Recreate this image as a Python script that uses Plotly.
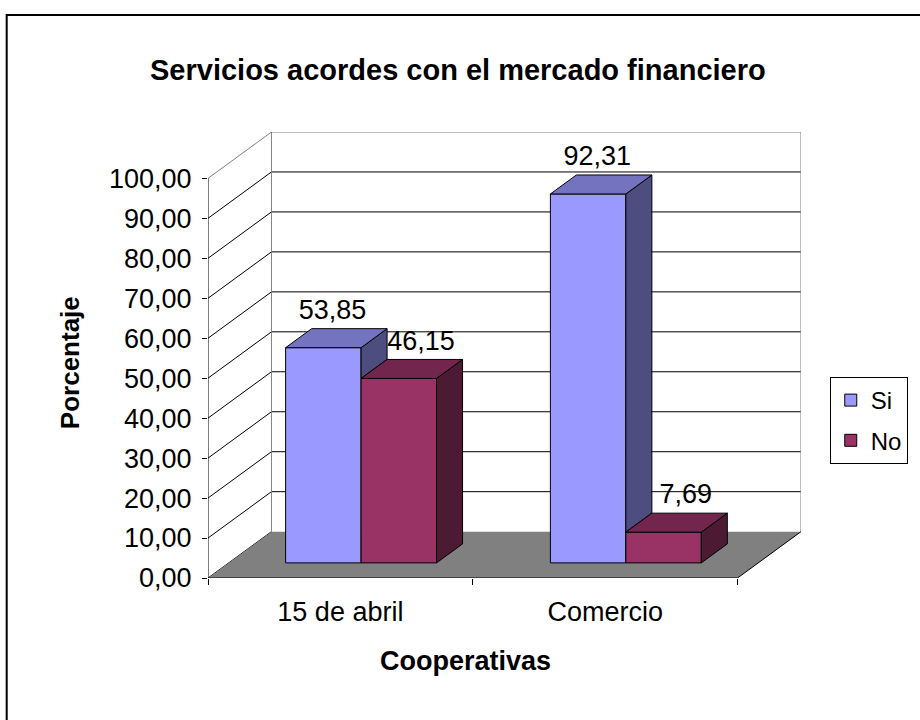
import plotly.graph_objects as go

# ---------------- data ----------------
categories = ["15 de abril", "Comercio"]
series_names = ["Si", "No"]
si_values = [53.85, 92.31]
no_values = [46.15, 7.69]
y_ticks = [0, 10, 20, 30, 40, 50, 60, 70, 80, 90, 100]
y_tick_labels = [f"{t:.2f}".replace(".", ",") for t in y_ticks]

# ---------------- style / geometry ----------------
W, H = 920, 720
ML, MR, MT, MB = 208, 114, 132, 142
DX = 0.2397      # depth offset (category units)
DY = 11.6        # depth offset (value units)
F0, F1 = 0.326, 0.736   # bar front / back depth fractions
BW = 0.285       # bar width
LBL = {"Si": 0.35, "No": 0.85}   # label position across the top face
FONT = "Liberation Sans, Arial, sans-serif"
front_col = {"Si": "#9999FF", "No": "#993366"}
top_col = {"Si": "#7373C0", "No": "#73264D"}
side_col = {"Si": "#4D4D80", "No": "#4D1A33"}
offsets = {"Si": -BW, "No": 0.0}
values = {"Si": si_values, "No": no_values}

xpos = list(range(len(categories)))
xmin, xmax = -0.5, len(categories) - 0.5

fig = go.Figure()

# front faces as bars
for s in series_names:
    fig.add_trace(go.Bar(
        name=s, x=[i + F0 * DX for i in xpos], y=values[s], base=F0 * DY,
        width=BW, offset=offsets[s],
        marker=dict(color=front_col[s], line=dict(color="black", width=1)),
        legendgroup=s, hoverinfo="skip"))

# value labels
for s in series_names:
    lx, ly, lt = [], [], []
    for i, v in zip(xpos, values[s]):
        c = i + offsets[s] + BW / 2
        lx.append(c + (F0 + LBL[s] * (F1 - F0)) * DX)
        ly.append(v + F1 * DY + 0.8)
        lt.append(f"{v:.2f}".replace(".", ","))
    fig.add_trace(go.Scatter(x=lx, y=ly, text=lt, mode="text", textposition="top center",
                             textfont=dict(family=FONT, size=27, color="black"),
                             showlegend=False, hoverinfo="skip"))

# top and side faces
for s in series_names:
    tx, ty, sx, sy = [], [], [], []
    for k, (i, v) in enumerate(zip(xpos, values[s])):
        lft = i + offsets[s]
        rgt = lft + BW
        tx += [lft + F0 * DX, rgt + F0 * DX, rgt + F1 * DX, lft + F1 * DX, lft + F0 * DX, None]
        ty += [v + F0 * DY, v + F0 * DY, v + F1 * DY, v + F1 * DY, v + F0 * DY, None]
        b = min(v, no_values[k]) if s == "Si" else 0.0
        sx += [rgt + F0 * DX, rgt + F1 * DX, rgt + F1 * DX, rgt + F0 * DX, rgt + F0 * DX, None]
        sy += [b + F0 * DY, b + F1 * DY, v + F1 * DY, v + F0 * DY, b + F0 * DY, None]
    fig.add_trace(go.Scatter(x=sx, y=sy, mode="lines", fill="toself", fillcolor=side_col[s],
                             line=dict(color="black", width=1), showlegend=False, hoverinfo="skip"))
    fig.add_trace(go.Scatter(x=tx, y=ty, mode="lines", fill="toself", fillcolor=top_col[s],
                             line=dict(color="black", width=1), showlegend=False, hoverinfo="skip"))

shapes = []
# back wall gridlines & left wall diagonals
for t in y_ticks:
    col = "#808080" if t == y_ticks[-1] else "black"
    if t != 0:
        shapes.append(dict(type="line", xref="x", yref="y", layer="below",
                           x0=xmin + DX, y0=t + DY, x1=xmax + DX, y1=t + DY,
                           line=dict(color=col, width=1)))
    shapes.append(dict(type="line", xref="x", yref="y", layer="below",
                       x0=xmin, y0=t, x1=xmin + DX, y1=t + DY,
                       line=dict(color=col, width=1)))
# back wall verticals
for xx in (xmin + DX, xmax + DX):
    shapes.append(dict(type="line", xref="x", yref="y", layer="below",
                       x0=xx, y0=DY, x1=xx, y1=y_ticks[-1] + DY,
                       line=dict(color="#808080", width=1)))
# floor
shapes.append(dict(type="path", xref="x", yref="y", layer="below",
                   path=f"M {xmin},0 L {xmax},0 L {xmax + DX},{DY} L {xmin + DX},{DY} Z",
                   fillcolor="#808080", line=dict(width=0)))
# floor right edge, front axis lines
shapes.append(dict(type="line", xref="x", yref="y", x0=xmax, y0=0, x1=xmax + DX, y1=DY,
                   line=dict(color="black", width=1)))
shapes.append(dict(type="line", xref="x", yref="y", x0=xmin, y0=0, x1=xmax, y1=0,
                   line=dict(color="black", width=1)))
shapes.append(dict(type="line", xref="x", yref="y", x0=xmin, y0=0, x1=xmin, y1=y_ticks[-1],
                   line=dict(color="black", width=1)))


def px_x(p):
    return (p - ML) / (W - ML - MR)


def px_y(p):
    return (H - MB - p) / (H - MT - MB)


# outer chart border
shapes.append(dict(type="rect", xref="paper", yref="paper",
                   x0=px_x(5), y0=px_y(730), x1=px_x(930), y1=px_y(15),
                   line=dict(color="black", width=2)))

annotations = [
    dict(text="<b>Servicios acordes con el mercado financiero</b>", xref="paper", yref="paper",
         x=px_x(460), y=px_y(70), showarrow=False, xanchor="center", yanchor="middle",
         font=dict(family=FONT, size=29, color="black")),
    dict(text="<b>Porcentaje</b>", xref="paper", yref="paper", textangle=-90,
         x=px_x(69), y=px_y(363), showarrow=False, xanchor="center", yanchor="middle",
         font=dict(family=FONT, size=26, color="black")),
    dict(text="<b>Cooperativas</b>", xref="paper", yref="paper",
         x=px_x(468), y=px_y(661), showarrow=False, xanchor="center", yanchor="middle",
         font=dict(family=FONT, size=27, color="black")),
]

fig.update_layout(
    width=W, height=H, autosize=False,
    margin=dict(l=ML, r=MR, t=MT, b=MB, pad=0),
    paper_bgcolor="white", plot_bgcolor="white",
    barmode="overlay",
    shapes=shapes, annotations=annotations,
    showlegend=True,
    legend=dict(x=px_x(835), y=px_y(377), xanchor="left", yanchor="top",
                bordercolor="black", borderwidth=1, bgcolor="white",
                font=dict(family=FONT, size=24, color="black"),
                traceorder="grouped", tracegroupgap=6, itemwidth=30),
    xaxis=dict(range=[xmin, xmax + DX], tickvals=xpos, ticktext=categories,
               ticks="", showgrid=False, zeroline=False, showline=False,
               tickfont=dict(family=FONT, size=27, color="black"), ticklabelstandoff=15,
               minor=dict(tickvals=[xmin + k for k in range(len(categories) + 1)],
                          ticks="outside", ticklen=6, tickcolor="black", showgrid=False)),
    yaxis=dict(range=[0, y_ticks[-1] + DY], tickvals=y_ticks, ticktext=y_tick_labels,
               ticks="outside", ticklen=5, tickcolor="black", showgrid=False,
               zeroline=False, showline=False,
               tickfont=dict(family=FONT, size=27, color="black"), ticklabelstandoff=5),
)

fig.write_html("out.html", config={"displayModeBar": False},
               post_script="document.body.style.margin='0px';")
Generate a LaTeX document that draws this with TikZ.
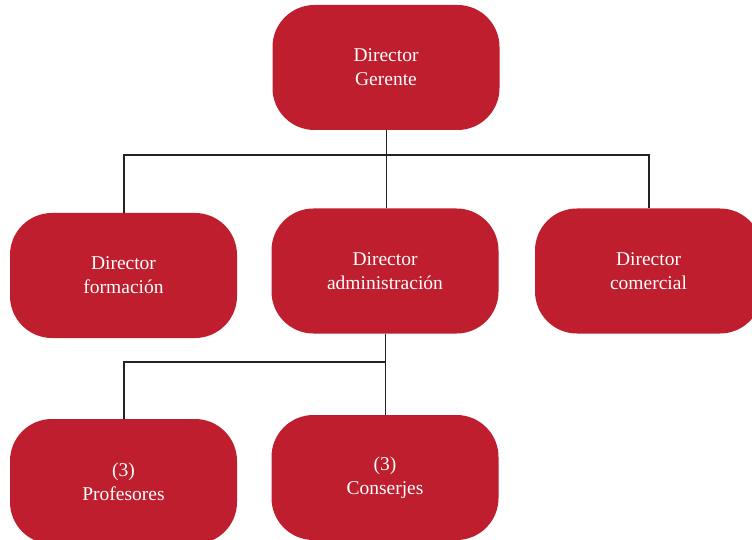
\documentclass[tikz,border=0pt]{standalone}
\usepackage{fontspec}
\setmainfont{Liberation Serif}
\definecolor{boxred}{HTML}{BE1E2D}
\definecolor{linegray}{HTML}{222222}
\begin{document}
\begin{tikzpicture}[x=1pt,y=1pt,
  orgbox/.style={draw=none,fill=boxred,rounded corners=42pt,minimum width=227pt,minimum height=125pt,
    text=white,align=center,font=\fontsize{19.5}{24}\selectfont,inner sep=0pt},
  thickline/.style={draw=linegray,line width=2pt},
  thinline/.style={draw=linegray,line width=1pt}]
\useasboundingbox (0,0) rectangle (752,539);
\clip (0,0) rectangle (752,539);
\node[orgbox] (top) at (386,471.5) {Director\\Gerente};
\node[orgbox] (form) at (123.5,263.5) {Director\\formación};
\node[orgbox] (adm) at (385,268) {Director\\administración};
\node[orgbox] (com) at (648.5,268) {Director\\comercial};
\node[orgbox] (prof) at (123.5,57.5) {(3)\\Profesores};
\node[orgbox] (cons) at (385,61.5) {(3)\\Conserjes};
\coordinate (j1) at (386,384);
\coordinate (j2) at (386,177);
\draw[thickline] (form.north) |- (j1) -| (com.north);
\draw[thinline] (top.south) -- (top.south |- adm.north);
\draw[thickline] (prof.north) |- (j2);
\draw[thinline] (adm.south) -- (adm.south |- cons.north);
\end{tikzpicture}
\end{document}
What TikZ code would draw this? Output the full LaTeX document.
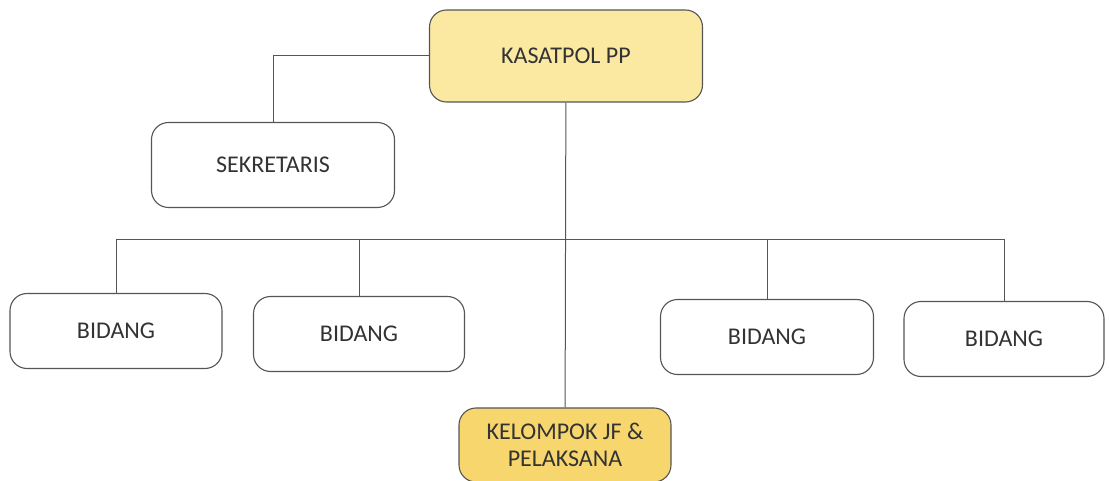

....................

Reproduce only the lines from the beginning of the data through the line that contains "fig = go.Figure()", both included, and please drop the pictures.

Recreate this image as a Python script that uses Plotly.
import plotly.graph_objects as go

# ---------------- data ----------------
categories = ["15 de abril", "Comercio"]
series_names = ["Si", "No"]
si_values = [53.85, 92.31]
no_values = [46.15, 7.69]
y_ticks = [0, 10, 20, 30, 40, 50, 60, 70, 80, 90, 100]
y_tick_labels = [f"{t:.2f}".replace(".", ",") for t in y_ticks]

# ---------------- style / geometry ----------------
W, H = 920, 720
ML, MR, MT, MB = 208, 114, 132, 142
DX = 0.2397      # depth offset (category units)
DY = 11.6        # depth offset (value units)
F0, F1 = 0.326, 0.736   # bar front / back depth fractions
BW = 0.285       # bar width
LBL = {"Si": 0.35, "No": 0.85}   # label position across the top face
FONT = "Liberation Sans, Arial, sans-serif"
front_col = {"Si": "#9999FF", "No": "#993366"}
top_col = {"Si": "#7373C0", "No": "#73264D"}
side_col = {"Si": "#4D4D80", "No": "#4D1A33"}
offsets = {"Si": -BW, "No": 0.0}
values = {"Si": si_values, "No": no_values}

xpos = list(range(len(categories)))
xmin, xmax = -0.5, len(categories) - 0.5

fig = go.Figure()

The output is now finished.